* SET TASK
Copy, from the entries below, each line in which the string "seaborn" appears.

* THE DATA
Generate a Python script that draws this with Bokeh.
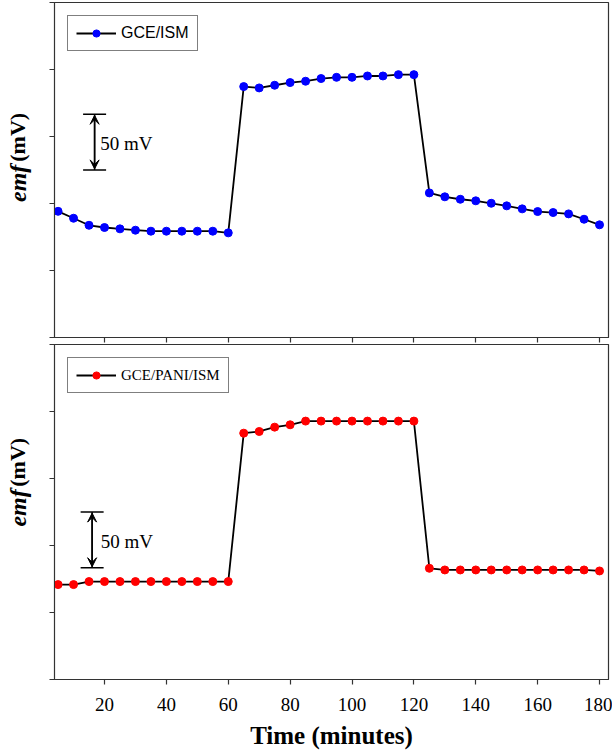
from bokeh.plotting import figure
from bokeh.layouts import column, row
from bokeh.models import (Range1d, FixedTicker, CustomJSTickFormatter, Label,
                          Arrow, VeeHead, Whisker, TeeHead)
from bokeh.embed import file_html
from bokeh.resources import INLINE

# ---------------- data ----------------
time_min = [5, 10, 15, 20, 25, 30, 35, 40, 45, 50, 55, 60,
            65, 70, 75, 80, 85, 90, 95, 100, 105, 110, 115, 120,
            125, 130, 135, 140, 145, 150, 155, 160, 165, 170, 175, 180]

emf_gce_ism = [113.0, 106.8, 100.5, 98.5, 97.3, 96.1, 95.2, 95.2, 95.2, 95.2, 95.2, 93.7,
               224.7, 223.5, 225.9, 228.3, 229.5, 231.9, 233.0, 233.0, 234.2, 234.2, 235.4, 235.4,
               129.5, 126.0, 123.8, 122.4, 120.2, 117.9, 115.2, 112.8, 111.9, 110.7, 105.9, 100.9]

emf_gce_pani_ism = [85.0, 85.0, 87.7, 87.7, 87.7, 87.7, 87.7, 87.7, 87.7, 87.7, 87.7, 87.7,
                    220.6, 222.1, 226.0, 228.1, 231.4, 231.4, 231.4, 231.4, 231.4, 231.4, 231.4, 231.4,
                    99.6, 98.1, 98.1, 98.1, 98.1, 98.1, 98.1, 98.1, 98.1, 98.1, 98.1, 97.2]

x_ticks = [20, 40, 60, 80, 100, 120, 140, 160, 180]
y_ticks = [0, 60, 120, 180, 240, 300]

series_labels = ["GCE/ISM", "GCE/PANI/ISM"]
x_title = "Time (minutes)"
y_title_italic = "emf"
y_title_unit = "(mV)"
scale_text = "50 mV"

SERIF = "Liberation Serif"
SANS = "Liberation Sans"

LABEL_W = 34
xr = Range1d(3.84, 182.9)


def make_panel(values, color, label, legend_font, legend_size, show_x_labels, bar,
               border_bottom, border_top):
    p = figure(frame_width=554, frame_height=335, x_range=xr, y_range=Range1d(0, 300),
               output_backend="svg", toolbar_location=None,
               min_border_left=54 - LABEL_W, min_border_right=4,
               min_border_top=border_top, min_border_bottom=border_bottom)
    p.grid.visible = False
    p.outline_line_color = "#333333"
    p.outline_line_width = 1.2
    p.background_fill_color = "white"

    for ax in (p.xaxis, p.yaxis):
        ax.minor_tick_line_color = None
        ax.major_tick_out = 5
        ax.major_tick_in = 0
        ax.axis_line_color = "#333333"
        ax.major_tick_line_color = "#333333"
        ax.major_tick_line_width = 1.2

    p.xaxis.ticker = FixedTicker(ticks=x_ticks)
    p.yaxis.ticker = FixedTicker(ticks=y_ticks)
    p.yaxis.formatter = CustomJSTickFormatter(code="return ''")
    p.yaxis.major_label_standoff = 0
    if show_x_labels:
        p.xaxis.major_label_text_font = SERIF
        p.xaxis.major_label_text_font_size = "19px"
        p.xaxis.major_label_text_color = "black"
        p.xaxis.major_label_standoff = 13
        p.xaxis.axis_label = x_title
        p.xaxis.axis_label_text_font = SERIF
        p.xaxis.axis_label_text_font_size = "25px"
        p.xaxis.axis_label_text_font_style = "bold"
        p.xaxis.axis_label_text_color = "black"
        p.xaxis.axis_label_standoff = 8
    else:
        p.xaxis.formatter = CustomJSTickFormatter(code="return ''")
        p.xaxis.major_label_standoff = 0

    p.line(time_min, values, line_color="black", line_width=1.8, legend_label=label)
    p.scatter(time_min, values, size=8, fill_color=color, line_color=color, legend_label=label)

    lg = p.legend[0]
    lg.location = "top_left"
    lg.margin = 13
    lg.padding = 8
    lg.glyph_width = 40
    lg.glyph_height = 18
    lg.label_standoff = 5
    lg.label_text_font = legend_font
    lg.label_text_font_size = legend_size
    lg.label_text_color = "black"
    lg.border_line_color = "black"
    lg.border_line_width = 1
    lg.background_fill_alpha = 1

    # 50 mV scale bar
    bx, blo, bhi, tx, ty = bar
    p.add_layout(Whisker(base=bx, lower=blo, upper=bhi, dimension="height",
                         line_color="black", line_width=1.5,
                         upper_head=TeeHead(size=23, line_width=1.5, line_color="black"),
                         lower_head=TeeHead(size=23, line_width=1.5, line_color="black")))
    p.add_layout(Arrow(x_start=bx, y_start=(blo + bhi) / 2, x_end=bx, y_end=bhi - 1,
                       line_color="black", line_width=1.5,
                       end=VeeHead(size=9, fill_color="black", line_color="black")))
    p.add_layout(Arrow(x_start=bx, y_start=(blo + bhi) / 2, x_end=bx, y_end=blo + 1,
                       line_color="black", line_width=1.5,
                       end=VeeHead(size=9, fill_color="black", line_color="black")))
    p.add_layout(Label(x=tx, y=ty, text=scale_text, text_font=SERIF, text_font_size="19px",
                       text_baseline="middle", text_align="left", text_color="black"))
    return p


def make_ylabel(height, split_from_top):
    # narrow figure holding the rotated y-axis title (pixel-like data units)
    q = figure(width=LABEL_W, height=height, x_range=Range1d(0, LABEL_W),
               y_range=Range1d(0, height), output_backend="svg", toolbar_location=None,
               min_border=0)
    q.axis.visible = False
    q.grid.visible = False
    q.outline_line_color = None
    ys = height - split_from_top
    q.add_layout(Label(x=17, y=ys - 1.5, text=y_title_italic, angle=90, angle_units="deg",
                       text_align="right", text_baseline="middle", text_font=SERIF,
                       text_font_size="24px", text_font_style="bold italic",
                       text_color="black"))
    q.add_layout(Label(x=17, y=ys + 1.5, text=y_title_unit, angle=90, angle_units="deg",
                       text_align="left", text_baseline="middle", text_font=SERIF,
                       text_font_size="22px", text_font_style="bold", text_color="black"))
    return q


top = make_panel(emf_gce_ism, "#0000FF", series_labels[0], SANS, "16px", False,
                 (16.8, 150, 200, 18.6, 174), 7, 2)
bot = make_panel(emf_gce_pani_ism, "#FF0000", series_labels[1], SERIF, "15px", True,
                 (16.0, 100, 150, 18.8, 124), 0, 0)

lab_top = make_ylabel(344, 165)
lab_bot = make_ylabel(400, 175)

layout = column(row(lab_top, top, spacing=0), row(lab_bot, bot, spacing=0), spacing=0)
open("out.html", "w").write(file_html(layout, INLINE))
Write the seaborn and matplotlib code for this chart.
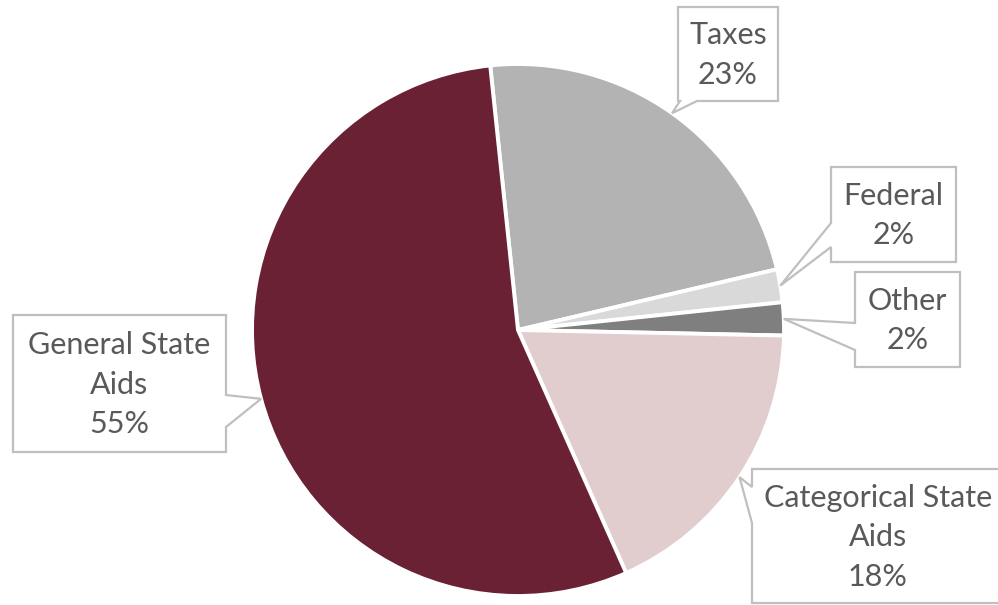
import numpy as np
import matplotlib
matplotlib.use("Agg")
import matplotlib.pyplot as plt
from matplotlib.patches import Polygon
import seaborn as sns

# Revenue sources, clockwise from the top of the pie
categories = ["Taxes", "Federal", "Other", "Categorical State\nAids", "General State\nAids"]
shares = [23, 2, 2, 18, 55]
colors = ["#B3B3B3", "#D9D9D9", "#7F7F7F", "#E1CDCD", "#6B2134"]
explode = [0, 0, 0.02, 0, 0]

sns.set_style("white")
plt.rcParams["font.family"] = ["Lato", "DejaVu Sans"]

W, H = 998, 605
fig = plt.figure(figsize=(W / 100, H / 100), dpi=100)
ax = fig.add_axes([0, 0, 1, 1])

cx, cy, r = 518, 330, 266  # pie centre / radius in pixel units (y measured downwards)
start = 96
wedges, _ = ax.pie(shares, colors=colors, startangle=start, counterclock=False,
                   center=(cx, H - cy), radius=r, explode=explode,
                   wedgeprops=dict(edgecolor="white", linewidth=2.8))
ax.set_xlim(0, W)
ax.set_ylim(0, H)
ax.set_aspect("equal")
ax.axis("off")

# callout boxes: (left, top, right, bottom), side of pointer, pointer base span
callouts = [
    ((678, 7, 778, 101), "bottom", (680, 697)),
    ((831, 167, 956, 262), "left", (223, 247)),
    ((855, 272, 960, 367), "left", (323, 350)),
    ((752, 469, 1004, 603), "left", (487, 523)),
    ((13, 315, 226, 452), "right", (395, 427)),
]


def bubble(box, side, span, tip):
    L, T, R, B = box
    a1, a2 = span
    if side == "bottom":
        pts = [(L, T), (R, T), (R, B), (a2, B), tip, (a1, B), (L, B)]
    elif side == "left":
        pts = [(L, T), (R, T), (R, B), (L, B), (L, a2), tip, (L, a1)]
    else:  # right
        pts = [(L, T), (R, T), (R, a1), tip, (R, a2), (R, B), (L, B)]
    return [(x, H - y) for x, y in pts]


for w, share, cat, (box, side, span) in zip(wedges, shares, categories, callouts):
    mid = np.deg2rad((w.theta1 + w.theta2) / 2)
    tip = (cx + r * np.cos(mid), cy - r * np.sin(mid))
    poly = Polygon(bubble(box, side, span, tip), closed=True, facecolor="white",
                   edgecolor="#BFBFBF", linewidth=1.6, joinstyle="miter", zorder=3)
    ax.add_patch(poly)
    L, T, R, B = box
    ax.text((L + R) / 2, H - (T + B) / 2 - 1, f"{cat}\n{share}%", ha="center", va="center",
            fontsize=22, color="#595959", linespacing=1.5, zorder=4)

fig.savefig("out.png", dpi=100)
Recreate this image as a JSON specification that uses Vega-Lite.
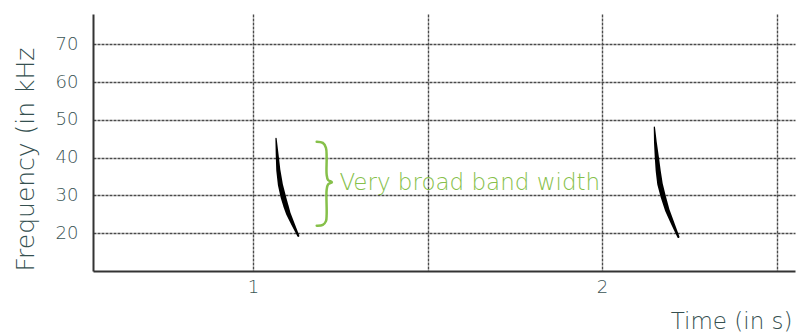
{
  "$schema": "https://vega.github.io/schema/vega-lite/v6.json",
  "autosize": {"type": "none"},
  "width": 702,
  "height": 257,
  "padding": {"left": 93, "top": 14, "right": 14, "bottom": 63},
  "background": "white",
  "config": {
    "view": {"stroke": null},
    "font": "DejaVu Sans",
    "axis": {
      "domainColor": "#333333",
      "domainWidth": 2,
      "gridColor": "#4a4a4a",
      "gridDash": [3, 1],
      "gridWidth": 1.4,
      "ticks": false,
      "labelFont": "DejaVu Sans",
      "labelFontWeight": 200,
      "labelColor": "#3a5454",
      "labelFontSize": 18,
      "titleFont": "DejaVu Sans",
      "titleFontWeight": 200,
      "titleColor": "#355050",
      "titleFontSize": 23
    }
  },
  "datasets": {
    "calls": [
      {"call": "A", "seq": 1, "time": 1.0659, "freq": 45.1, "energy": 0.05},
      {"call": "A", "seq": 2, "time": 1.0690, "freq": 41.0, "energy": 0.4},
      {"call": "A", "seq": 3, "time": 1.0725, "freq": 36.7, "energy": 0.7},
      {"call": "A", "seq": 4, "time": 1.0785, "freq": 32.8, "energy": 0.9},
      {"call": "A", "seq": 5, "time": 1.0868, "freq": 29.6, "energy": 1.0},
      {"call": "A", "seq": 6, "time": 1.0940, "freq": 27.3, "energy": 0.95},
      {"call": "A", "seq": 7, "time": 1.1011, "freq": 25.2, "energy": 0.8},
      {"call": "A", "seq": 8, "time": 1.1150, "freq": 22.3, "energy": 0.55},
      {"call": "A", "seq": 9, "time": 1.1298, "freq": 19.3, "energy": 0.25},
      {"call": "B", "seq": 1, "time": 2.150, "freq": 48.1, "energy": 0.05},
      {"call": "B", "seq": 2, "time": 2.153, "freq": 44.0, "energy": 0.4},
      {"call": "B", "seq": 3, "time": 2.157, "freq": 40.2, "energy": 0.7},
      {"call": "B", "seq": 4, "time": 2.161, "freq": 36.5, "energy": 0.9},
      {"call": "B", "seq": 5, "time": 2.166, "freq": 33.1, "energy": 1.0},
      {"call": "B", "seq": 6, "time": 2.176, "freq": 29.5, "energy": 0.95},
      {"call": "B", "seq": 7, "time": 2.187, "freq": 26.1, "energy": 0.8},
      {"call": "B", "seq": 8, "time": 2.203, "freq": 22.5, "energy": 0.55},
      {"call": "B", "seq": 9, "time": 2.219, "freq": 19.0, "energy": 0.25}
    ],
    "brace": [
      {"seq": 1, "time": 1.1825, "freq": 44.2},
      {"seq": 2, "time": 1.200, "freq": 43.9},
      {"seq": 3, "time": 1.209, "freq": 42.6},
      {"seq": 4, "time": 1.211, "freq": 40.0},
      {"seq": 5, "time": 1.211, "freq": 35.5},
      {"seq": 6, "time": 1.215, "freq": 34.1},
      {"seq": 7, "time": 1.226, "freq": 33.5},
      {"seq": 8, "time": 1.215, "freq": 32.9},
      {"seq": 9, "time": 1.211, "freq": 31.5},
      {"seq": 10, "time": 1.211, "freq": 25.0},
      {"seq": 11, "time": 1.209, "freq": 23.2},
      {"seq": 12, "time": 1.200, "freq": 22.2},
      {"seq": 13, "time": 1.1825, "freq": 22.0}
    ],
    "note": [
      {"time": 1.2475, "freq": 33.3, "label": "Very broad band width"}
    ]
  },
  "encoding": {
    "x": {
      "field": "time",
      "type": "quantitative",
      "scale": {"domain": [0.5415, 2.553], "nice": false, "zero": false},
      "axis": {
        "title": "Time (in s)",
        "values": [1, 1.5, 2, 2.5],
        "labelExpr": "datum.value % 1 === 0 ? format(datum.value, 'd') : ''",
        "labelPadding": 7,
        "titleAnchor": "end",
        "titleAlign": "right",
        "titleBaseline": "alphabetic",
        "titleY": 57,
        "titleX": 699
      }
    },
    "y": {
      "field": "freq",
      "type": "quantitative",
      "scale": {"domain": [10, 78], "nice": false, "zero": false},
      "axis": {
        "title": "Frequency (in kHz",
        "titleFontSize": 25,
        "values": [20, 30, 40, 50, 60, 70],
        "labelPadding": 15,
        "titleAngle": -90,
        "titleAlign": "left",
        "titleBaseline": "alphabetic",
        "titleX": -60,
        "titleY": 257
      }
    }
  },
  "layer": [
    {
      "data": {"name": "calls"},
      "mark": {"type": "trail", "color": "#000000"},
      "encoding": {
        "detail": {"field": "call"},
        "order": {"field": "seq", "type": "quantitative"},
        "size": {"field": "energy", "type": "quantitative", "scale": {"domain": [0, 1], "range": [1, 5.5]}, "legend": null}
      }
    },
    {
      "data": {"name": "brace"},
      "mark": {"type": "line", "color": "#86c04a", "strokeWidth": 2.5, "interpolate": "catmull-rom", "strokeCap": "round"},
      "encoding": {
        "order": {"field": "seq", "type": "quantitative"}
      }
    },
    {
      "data": {"name": "note"},
      "mark": {"type": "text", "color": "#86c04a", "fontSize": 23, "font": "DejaVu Sans", "fontWeight": 200, "align": "left", "baseline": "middle"},
      "encoding": {
        "text": {"field": "label"}
      }
    }
  ]
}
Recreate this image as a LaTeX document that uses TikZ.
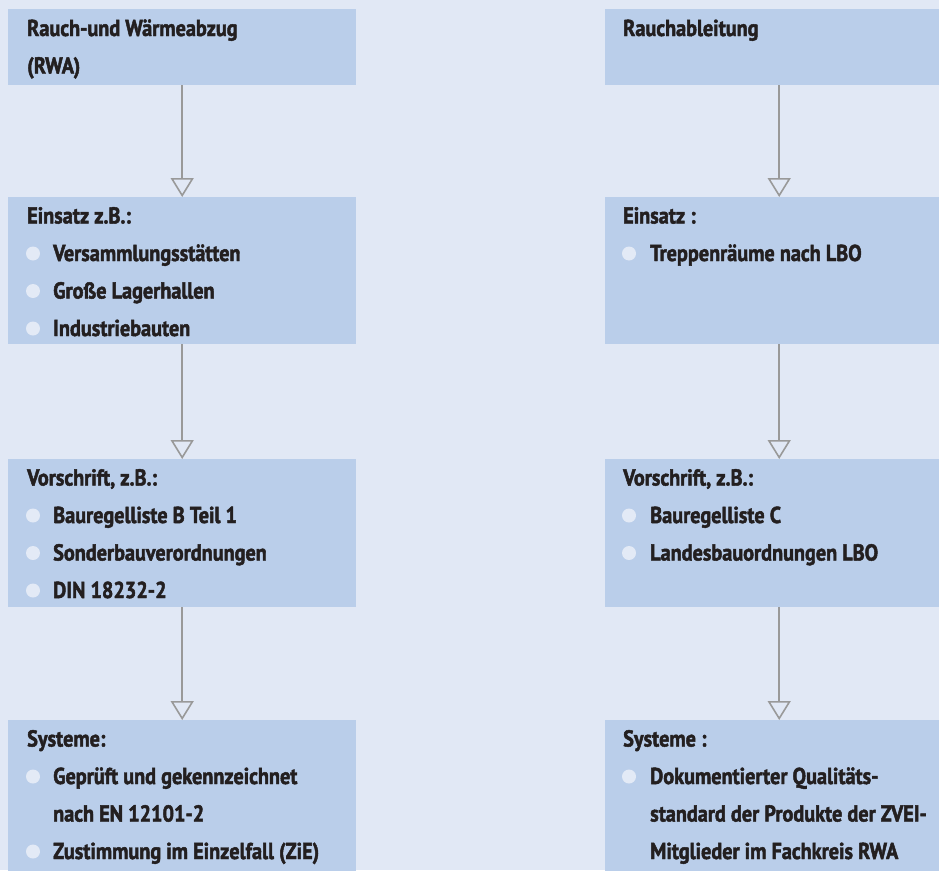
\documentclass[tikz,border=0pt]{standalone}
\usepackage{fontspec}
\setmainfont{PT Sans}[FakeStretch=0.88, BoldFeatures={FakeBold=2}]
\usetikzlibrary{arrows.meta}
\definecolor{bg}{HTML}{E1E8F5}
\definecolor{boxc}{HTML}{BACEEA}
\definecolor{bulc}{HTML}{E3EAF6}
\definecolor{arrc}{HTML}{999999}
\definecolor{txtc}{HTML}{231F20}
\tikzset{
  box/.style={fill=boxc, draw=none, anchor=north west, inner sep=0pt, minimum width=348pt},
  txt/.style={anchor=base west, inner sep=0pt, text=txtc, font=\bfseries\fontsize{23}{27}\selectfont},
  bul/.style={circle, fill=bulc, draw=none, minimum size=14pt, inner sep=0pt},
  arr/.style={draw=arrc, line width=1.6pt, -{Triangle[open, width=23pt, length=19pt, line width=1.6pt]}}
}
\begin{document}
\begin{tikzpicture}[x=1pt, y=-1pt]
\fill[bg] (0,0) rectangle (939,870);
\useasboundingbox (0,0) rectangle (939,870);
\clip (0,0) rectangle (939,870);
% left column
\node[box, minimum height=76pt] (l1) at (8,9) {};
\node[box, minimum height=147pt] (l2) at (8,197) {};
\node[box, minimum height=148pt] (l3) at (8,459) {};
\node[box, minimum height=160pt] (l4) at (8,720) {};
% right column
\node[box, minimum height=76pt] (r1) at (605,9) {};
\node[box, minimum height=147pt] (r2) at (605,197) {};
\node[box, minimum height=148pt] (r3) at (605,459) {};
\node[box, minimum height=160pt] (r4) at (605,720) {};
% arrows
\draw[arr] (l1.south) -- (l2.north);
\draw[arr] (l2.south) -- (l3.north);
\draw[arr] (l3.south) -- (l4.north);
\draw[arr] (r1.south) -- (r2.north);
\draw[arr] (r2.south) -- (r3.north);
\draw[arr] (r3.south) -- (r4.north);
% left texts
\node[txt] (l1a) at (27,36) {Rauch-und Wärmeabzug};
\node[txt] (l1b) at (27,73.5) {(RWA)};
\node[txt] (l2h) at (27,223.5) {Einsatz z.B.:};
\node[bul] (l2p1) at (33,253.5) {};
\node[txt] (l2a) at (53,261) {Versammlungsstätten};
\node[bul] (l2p2) at (33,291) {};
\node[txt] (l2b) at (53,298.5) {Große Lagerhallen};
\node[bul] (l2p3) at (33,328.5) {};
\node[txt] (l2c) at (53,336) {Industriebauten};
\node[txt] (l3h) at (27,485.5) {Vorschrift, z.B.:};
\node[bul] (l3p1) at (33,515.5) {};
\node[txt] (l3a) at (53,523) {Bauregelliste B Teil 1};
\node[bul] (l3p2) at (33,553) {};
\node[txt] (l3b) at (53,560.5) {Sonderbauverordnungen};
\node[bul] (l3p3) at (33,590.5) {};
\node[txt] (l3c) at (53,598) {DIN 18232-2};
\node[txt] (l4h) at (27,746.5) {Systeme:};
\node[bul] (l4p1) at (33,776.5) {};
\node[txt] (l4a) at (53,784) {Geprüft und gekennzeichnet};
\node[txt] (l4b) at (53,821.5) {nach EN 12101-2};
\node[bul] (l4p2) at (33,851.5) {};
\node[txt] (l4c) at (53,859) {Zustimmung im Einzelfall (ZiE)};
% right texts
\node[txt] (r1a) at (623,36) {Rauchableitung};
\node[txt] (r2h) at (623,223.5) {Einsatz :};
\node[bul] (r2p1) at (629,253.5) {};
\node[txt] (r2a) at (650,261) {Treppenräume nach LBO};
\node[txt] (r3h) at (623,485.5) {Vorschrift, z.B.:};
\node[bul] (r3p1) at (629,515.5) {};
\node[txt] (r3a) at (650,523) {Bauregelliste C};
\node[bul] (r3p2) at (629,553) {};
\node[txt] (r3b) at (650,560.5) {Landesbauordnungen LBO};
\node[txt] (r4h) at (623,746.5) {Systeme :};
\node[bul] (r4p1) at (629,776.5) {};
\node[txt] (r4a) at (650,784) {Dokumentierter Qualitäts-};
\node[txt] (r4b) at (650,821.5) {standard der Produkte der ZVEI-};
\node[txt] (r4c) at (650,859) {Mitglieder im Fachkreis RWA};
\end{tikzpicture}
\end{document}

* RESULT OF THE EXERCISE
Write the seaborn and matplotlib code for this chart.
import seaborn as sns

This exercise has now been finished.